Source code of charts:
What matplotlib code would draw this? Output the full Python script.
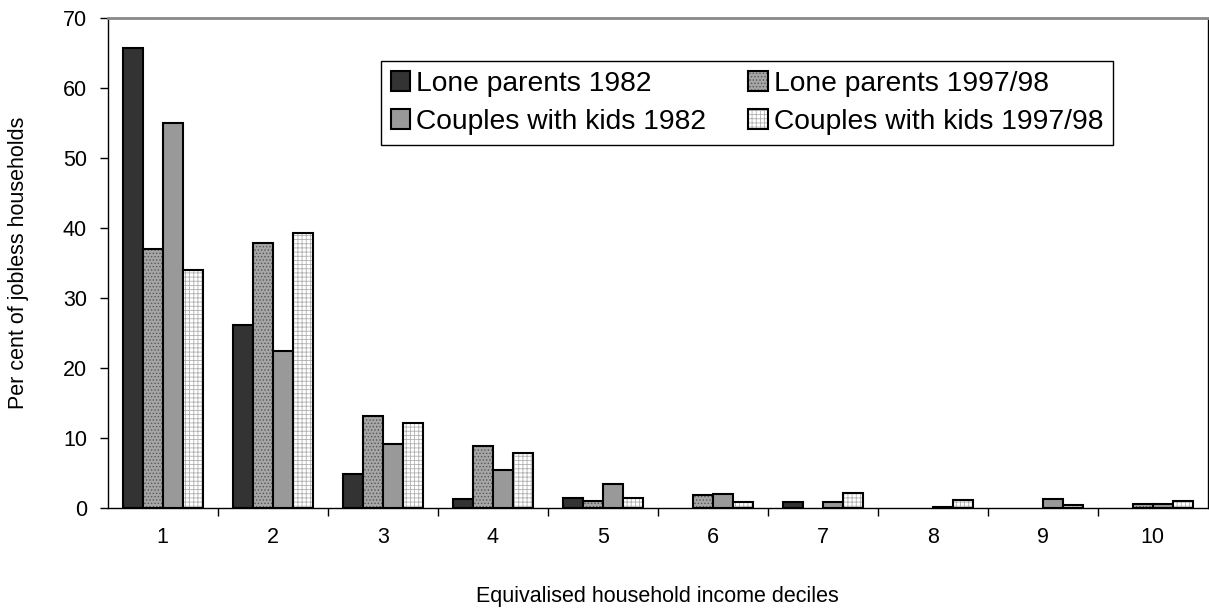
import numpy as np
import matplotlib
matplotlib.use('Agg')
import matplotlib.pyplot as plt

plt.rcParams['font.family'] = ['Liberation Sans', 'DejaVu Sans']
plt.rcParams['hatch.linewidth'] = 0.6

deciles = ['1', '2', '3', '4', '5', '6', '7', '8', '9', '10']
lone_1982 = [65.7, 26.2, 4.8, 1.3, 1.5, 0.0, 0.8, 0.0, 0.0, 0.0]
lone_1997 = [37.0, 37.8, 13.1, 8.8, 1.0, 1.8, 0.0, 0.0, 0.0, 0.6]
couples_1982 = [55.0, 22.5, 9.2, 5.4, 3.4, 2.0, 0.8, 0.2, 1.3, 0.6]
couples_1997 = [34.0, 39.3, 12.2, 7.9, 1.5, 0.8, 2.2, 1.1, 0.4, 1.0]

fig = plt.figure(figsize=(12.09, 6.12), dpi=100)
ax = fig.add_axes([0.0891, 0.1699, 0.9098, 0.8007])

x = np.arange(len(deciles))
w = 20 / 110
offs = np.array([-1.5, -0.5, 0.5, 1.5]) * w

# four series side by side in each decile
b1 = ax.bar(x + offs[0], lone_1982, w, color='#333333', edgecolor='black', lw=1.5)
b2 = ax.bar(x + offs[1], lone_1997, w, color='#a6a6a6', edgecolor='black', lw=1.5,
            hatch='.....')
b3 = ax.bar(x + offs[2], couples_1982, w, color='#999999', edgecolor='black', lw=1.5)
b4 = ax.bar(x + offs[3], couples_1997, w, color='white', edgecolor='black', lw=1.5,
            hatch='++++')
for b in b2:
    b._hatch_color = matplotlib.colors.to_rgba('#555555')
for b in b4:
    b._hatch_color = matplotlib.colors.to_rgba('#b0b0b0')
# empty cells get no bar at all
for bars in (b1, b2, b3, b4):
    for b in bars:
        if b.get_height() == 0:
            b.set_visible(False)

ax.set_xlim(-0.5, len(deciles) - 0.5)
ax.set_ylim(0, 70)
ax.set_yticks(range(0, 71, 10))
ax.tick_params(axis='y', direction='out', length=6, width=1, labelsize=15.5, pad=9)

# tick marks between deciles, labels at the centres
ax.set_xticks(np.arange(0.5, len(deciles) - 0.5, 1))
ax.set_xticklabels([])
ax.tick_params(axis='x', which='major', direction='out', length=6, width=1)
ax.set_xticks(x, minor=True)
ax.set_xticklabels(deciles, minor=True)
ax.tick_params(axis='x', which='minor', length=0, labelsize=15.5, pad=14)

ax.spines['top'].set_color('#888888')
ax.spines['top'].set_linewidth(2)
ax.spines['left'].set_linewidth(1)
ax.spines['bottom'].set_linewidth(1)
ax.spines['right'].set_linewidth(1)

ax.set_xlabel('Equivalised household income deciles', fontsize=15.5, labelpad=27)
ax.set_ylabel('Per cent of jobless households', fontsize=15.5, labelpad=24)

leg = fig.legend([b1, b3, b2, b4],
                 ['Lone parents 1982', 'Couples with kids 1982',
                  'Lone parents 1997/98', 'Couples with kids 1997/98'],
                 ncol=2, loc='upper left', bbox_to_anchor=(0.315, 0.900),
                 fontsize=20.3, fancybox=False, edgecolor='black', framealpha=1,
                 handlelength=0.7, handleheight=0.7, handletextpad=0.2,
                 columnspacing=1.5, labelspacing=0.42, borderpad=0.35,
                 borderaxespad=0)
leg.get_frame().set_linewidth(1)

fig.savefig('out.png', dpi=100)
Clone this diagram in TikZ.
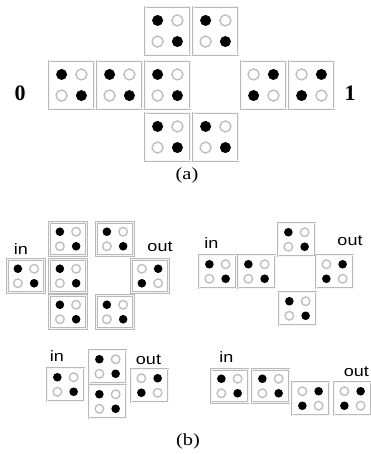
\documentclass[tikz,border=0pt]{standalone}
\usepackage{fontspec}
\setmainfont{Liberation Serif}
\newfontfamily\capfont[FakeStretch=1.2]{Liberation Serif}
\newfontfamily\iofont[FakeStretch=1.2]{Liberation Sans}
\usetikzlibrary{positioning, calc}

\tikzset{
  cellA/.style={rectangle, draw=gray!55, double=gray!8, double distance=1pt, line width=0.8pt,
                minimum width=45pt, minimum height=48pt, inner sep=0pt, outer sep=0pt},
  cellB/.style={cellA, minimum width=37pt, minimum height=33pt},
  pipon/.style={fill=black},
  pipoff/.style={draw=gray!50, line width=1.4pt, fill=white},
  digitlabel/.style={font=\bfseries\fontsize{22}{22}\selectfont, inner sep=0pt},
  iolabel/.style={font=\iofont\fontsize{15}{15}\selectfont, inner sep=0pt},
  caption/.style={font=\capfont\fontsize{17}{17}\selectfont, inner sep=0pt}
}

% black dots top-left and bottom-right
\newcommand{\pipsd}[2]{%
  \fill[pipon] ($(#1.north west)!0.28!(#1.south east)$) circle (#2);
  \fill[pipon] ($(#1.north west)!0.72!(#1.south east)$) circle (#2);
  \draw[pipoff] ($(#1.north east)!0.28!(#1.south west)$) circle (#2);
  \draw[pipoff] ($(#1.north east)!0.72!(#1.south west)$) circle (#2);
}
% black dots top-right and bottom-left
\newcommand{\pipsa}[2]{%
  \draw[pipoff] ($(#1.north west)!0.28!(#1.south east)$) circle (#2);
  \draw[pipoff] ($(#1.north west)!0.72!(#1.south east)$) circle (#2);
  \fill[pipon] ($(#1.north east)!0.28!(#1.south west)$) circle (#2);
  \fill[pipon] ($(#1.north east)!0.72!(#1.south west)$) circle (#2);
}

\begin{document}
\begin{tikzpicture}[x=1pt, y=-1pt]
\useasboundingbox (0,0) rectangle (370,454);

% (a) cross of cells
\node[cellA] (amid3) at (167.5,85) {};
\node[cellA, left=3pt of amid3] (amid2) {};
\node[cellA, left=3pt of amid2] (amid1) {};
\node[cellA, right=51pt of amid3] (amid4) {};
\node[cellA, right=3pt of amid4] (amid5) {};
\node[cellA, above=6pt of amid3] (atop1) {};
\node[cellA, right=3pt of atop1] (atop2) {};
\node[cellA, below=4pt of amid3] (abot1) {};
\node[cellA, right=3pt of abot1] (abot2) {};
\node[digitlabel] (zero) at (20,93) {0};
\node[digitlabel] (one) at (350,93) {1};
\node[caption] (capa) at (187,175) {(a)};

\foreach \c in {atop1, atop2, amid1, amid2, amid3, abot1, abot2} {\pipsd{\c}{5.5pt}}
\foreach \c in {amid4, amid5} {\pipsa{\c}{5.5pt}}

% (b) top left
\node[cellB] (lin) at (26,276) {};
\node[cellB, right=5pt of lin] (lmid) {};
\node[cellB, above=4pt of lmid] (ltop1) {};
\node[cellB, right=10pt of ltop1] (ltop2) {};
\node[cellB, below=3pt of lmid] (lbot1) {};
\node[cellB, right=10pt of lbot1] (lbot2) {};
\node[cellB, right=45pt of lmid] (lout) {};
\node[iolabel] (linlabel) at (21,249) {in};
\node[iolabel] (loutlabel) at (160,247) {out};

% (b) top right
\node[cellB] (rin) at (217.5,271.5) {};
\node[cellB, right=2pt of rin] (rmid) {};
\node[cellB, above right=-1pt and 3pt of rmid] (rtop) {};
\node[cellB, below right=4pt and 4pt of rmid] (rbot) {};
\node[cellB, right=41pt of rmid] (rout) {};
\node[iolabel] (rinlabel) at (211.5,243.5) {in};
\node[iolabel] (routlabel) at (350,241) {out};

% (b) bottom left
\node[cellB] (sin) at (65.5,384.5) {};
\node[cellB, right=5pt of sin, yshift=18pt] (sup) {};
\node[cellB, below=2pt of sup] (sdn) {};
\node[cellB, right=5pt of sup, yshift=-19pt] (sout) {};
\node[iolabel] (sinlabel) at (57,356) {in};
\node[iolabel] (soutlabel) at (148.5,359.5) {out};

% (b) bottom right
\node[cellB] (cin) at (229.5,386) {};
\node[cellB, right=4pt of cin] (ctwo) {};
\node[cellB, right=3pt of ctwo, yshift=-12.5pt] (cthree) {};
\node[cellB, right=5pt of cthree] (cout) {};
\node[iolabel] (cinlabel) at (226.5,357) {in};
\node[iolabel, anchor=east] (coutlabel) at (369,372) {out};

\node[caption] (capb) at (188,441) {(b)};

\foreach \c in {lin, lmid, ltop1, ltop2, lbot1, lbot2, rin, rmid, rtop, rbot, sin, sup, sdn, cin, ctwo} {\pipsd{\c}{4.3pt}}
\foreach \c in {lout, rout, sout, cthree, cout} {\pipsa{\c}{4.3pt}}

\end{tikzpicture}
\end{document}
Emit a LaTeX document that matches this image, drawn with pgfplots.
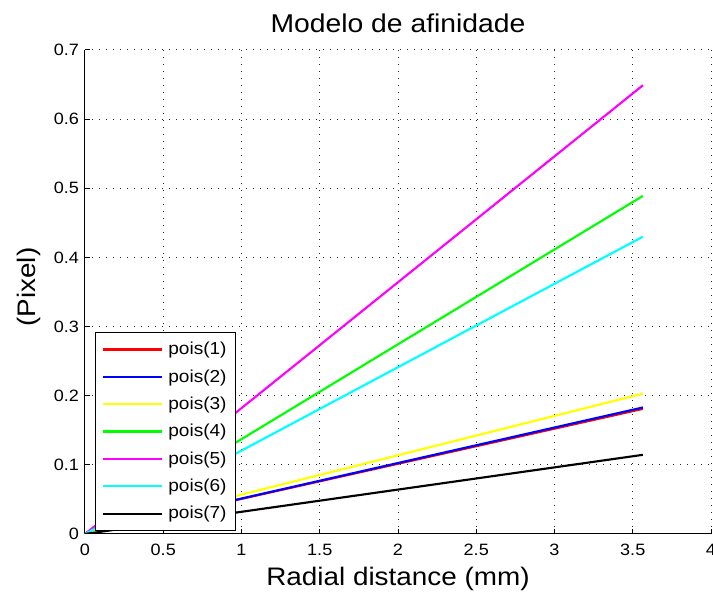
\documentclass[border=0pt]{standalone}
\usepackage{pgfplots}
\pgfplotsset{compat=1.18}
\usepackage{fontspec}
\setmainfont{Liberation Sans}[FakeStretch=1.1]
\definecolor{mred}{rgb}{1,0,0}
\definecolor{mblue}{rgb}{0,0,1}
\definecolor{myellow}{rgb}{1,1,0}
\definecolor{mgreen}{rgb}{0,1,0}
\definecolor{mmagenta}{rgb}{1,0,1}
\definecolor{mcyan}{rgb}{0,1,1}
\begin{document}
\begin{tikzpicture}
\begin{axis}[
  scale only axis,
  at={(0,0)}, anchor=south west,
  width=469.5pt, height=363pt,
  xmin=0, xmax=4, ymin=0, ymax=0.7,
  axis x line*=bottom, axis y line*=left,
  axis line style={black, line width=0.75pt},
  tick align=inside,
  major tick length=3.75pt,
  tick style={black, line width=0.75pt},
  xtick={0,0.5,1,1.5,2,2.5,3,3.5,4},
  xticklabels={0,0.5,1,1.5,2,2.5,3,3.5,4},
  ytick={0,0.1,0.2,0.3,0.4,0.5,0.6,0.7},
  yticklabels={0,0.1,0.2,0.3,0.4,0.5,0.6,0.7},
  /pgf/number format/assume math mode=true,
  ticklabel style={font=\fontsize{12.3}{14}\selectfont},
  xticklabel style={yshift=-4pt},
  yticklabel style={xshift=-1pt},
  grid=major,
  major grid style={black!85, line width=0.75pt, dash pattern=on 0.75pt off 4.5pt},
  title={Modelo de afinidade},
  title style={font=\fontsize{19.3}{22}\selectfont, at={(axis description cs:0.5,1)}, anchor=base, yshift=7pt},
  xlabel={Radial distance (mm)},
  xlabel style={font=\fontsize{19}{22}\selectfont, at={(axis description cs:0.5,0)}, anchor=base, yshift=-39pt},
  ylabel={(Pixel)},
  ylabel style={font=\fontsize{19}{22}\selectfont, at={(axis description cs:-0.0895,0.51)}, anchor=center},
  legend style={
    at={(axis description cs:0.016,0.418)}, anchor=north west,
    draw=black, line width=0.75pt, fill=white,
    font=\fontsize{13}{15}\selectfont,
    inner xsep=5pt, inner ysep=5.5pt,
    row sep=5.6pt,
    cells={anchor=west},
    /tikz/every odd column/.append style={column sep=2pt},
  },
  legend image code/.code={\draw[#1, line width=1.6pt] (0pt,0pt) -- (44pt,0pt);},
  legend cell align=left,
]
\addplot[mred, line width=1.6pt] coordinates {(0,0) (3.565,0.181)};
\addlegendentry{pois(1)}
\addplot[mblue, line width=1.6pt] coordinates {(0,0) (3.565,0.183)};
\addlegendentry{pois(2)}
\addplot[myellow, line width=1.6pt] coordinates {(0,0) (3.565,0.203)};
\addlegendentry{pois(3)}
\addplot[mgreen, line width=1.6pt] coordinates {(0,0) (3.565,0.489)};
\addlegendentry{pois(4)}
\addplot[mmagenta, line width=1.6pt] coordinates {(0,0) (3.565,0.649)};
\addlegendentry{pois(5)}
\addplot[mcyan, line width=1.6pt] coordinates {(0,0) (3.565,0.430)};
\addlegendentry{pois(6)}
\addplot[black, line width=1.6pt] coordinates {(0,0) (3.565,0.1145)};
\addlegendentry{pois(7)}
\end{axis}
\pgfresetboundingbox
\useasboundingbox (-63.75pt,-48pt) rectangle (471pt,400.5pt);
\end{tikzpicture}
\end{document}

AIM ▸ From the first line above down to the line with "b.set_visible(False)", reproduce every line and no others, omitting pictures.

TASK ANSWER ▸
What matplotlib code would draw this? Output the full Python script.
import numpy as np
import matplotlib
matplotlib.use('Agg')
import matplotlib.pyplot as plt

plt.rcParams['font.family'] = ['Liberation Sans', 'DejaVu Sans']
plt.rcParams['hatch.linewidth'] = 0.6

deciles = ['1', '2', '3', '4', '5', '6', '7', '8', '9', '10']
lone_1982 = [65.7, 26.2, 4.8, 1.3, 1.5, 0.0, 0.8, 0.0, 0.0, 0.0]
lone_1997 = [37.0, 37.8, 13.1, 8.8, 1.0, 1.8, 0.0, 0.0, 0.0, 0.6]
couples_1982 = [55.0, 22.5, 9.2, 5.4, 3.4, 2.0, 0.8, 0.2, 1.3, 0.6]
couples_1997 = [34.0, 39.3, 12.2, 7.9, 1.5, 0.8, 2.2, 1.1, 0.4, 1.0]

fig = plt.figure(figsize=(12.09, 6.12), dpi=100)
ax = fig.add_axes([0.0891, 0.1699, 0.9098, 0.8007])

x = np.arange(len(deciles))
w = 20 / 110
offs = np.array([-1.5, -0.5, 0.5, 1.5]) * w

# four series side by side in each decile
b1 = ax.bar(x + offs[0], lone_1982, w, color='#333333', edgecolor='black', lw=1.5)
b2 = ax.bar(x + offs[1], lone_1997, w, color='#a6a6a6', edgecolor='black', lw=1.5,
            hatch='.....')
b3 = ax.bar(x + offs[2], couples_1982, w, color='#999999', edgecolor='black', lw=1.5)
b4 = ax.bar(x + offs[3], couples_1997, w, color='white', edgecolor='black', lw=1.5,
            hatch='++++')
for b in b2:
    b._hatch_color = matplotlib.colors.to_rgba('#555555')
for b in b4:
    b._hatch_color = matplotlib.colors.to_rgba('#b0b0b0')
# empty cells get no bar at all
for bars in (b1, b2, b3, b4):
    for b in bars:
        if b.get_height() == 0:
            b.set_visible(False)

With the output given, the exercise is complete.